The thing about this space is the people who were banned had, as employees, built it and made it a major community. The owners just owned the space. In RL you can’t just fire long term staff because you don’t like the groups they are in, in SL no protections of people and the community they create exist.

I know someone else who was banned from a group she loved and got much of her early SL identity from because the SIM owner she rented from referenced the group without its permission. She was told either move or be evicted. Imagine your RL church saying something like that?

Sadly it goes on and on and most long-term players can tell you about similar experiences. In a Universe where any SIM owner has the right to ban anyone, where no legal process exists to resolve conflicts, where no public duty of business owners is acknowledged, and a legal mentality founded on non-exist words like griefing; the outcome is utterly predictable.

So now its time to think about changing it, I just hope LL see the light of the need to establish civil society, to zone SIMS so that if someone is selling stuff they must follow different sets of rules about public access than apply to a home: as it is in all countries in RL.

The terrible thing about Second Life is without zoning the rules of a home owner apply to a business.

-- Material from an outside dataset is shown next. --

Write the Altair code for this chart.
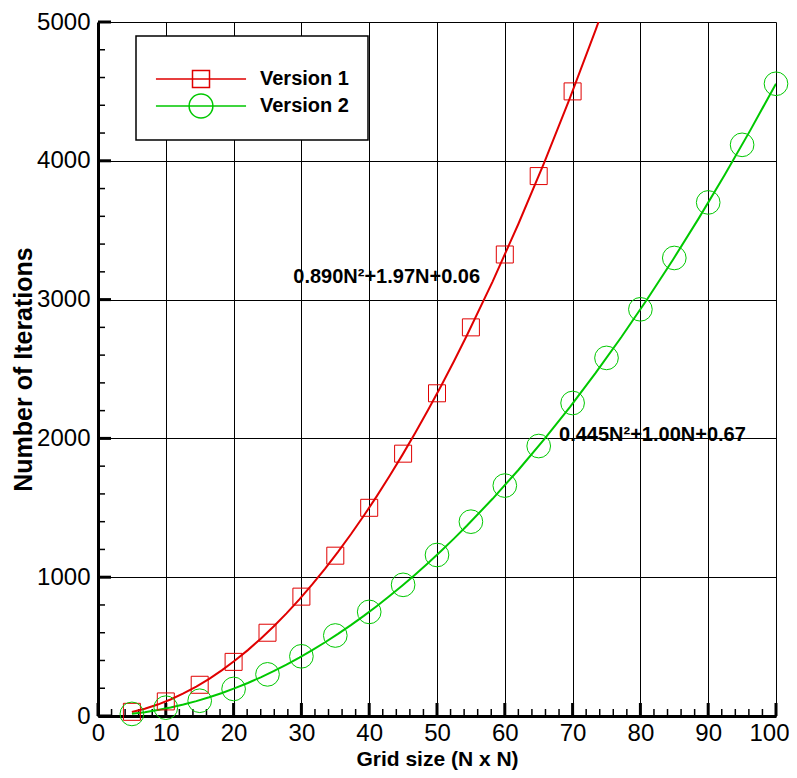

So in RL people are allowed to lock their doors and ban anyone from entry at any time, in some countries by force. But a business must legally serve people who conduct themselves in a legal way. If a cafĂ© were to remove people because of the content of a conversation…well we all know that just does not happen.

It would be a terrible world if we could be removed from any space we did not own at any instant for any reason, and this is the world of Second Life. Second Life overall is a terrible world, saved only by the tender relations the form between people living in a world where community and identity are falling apart.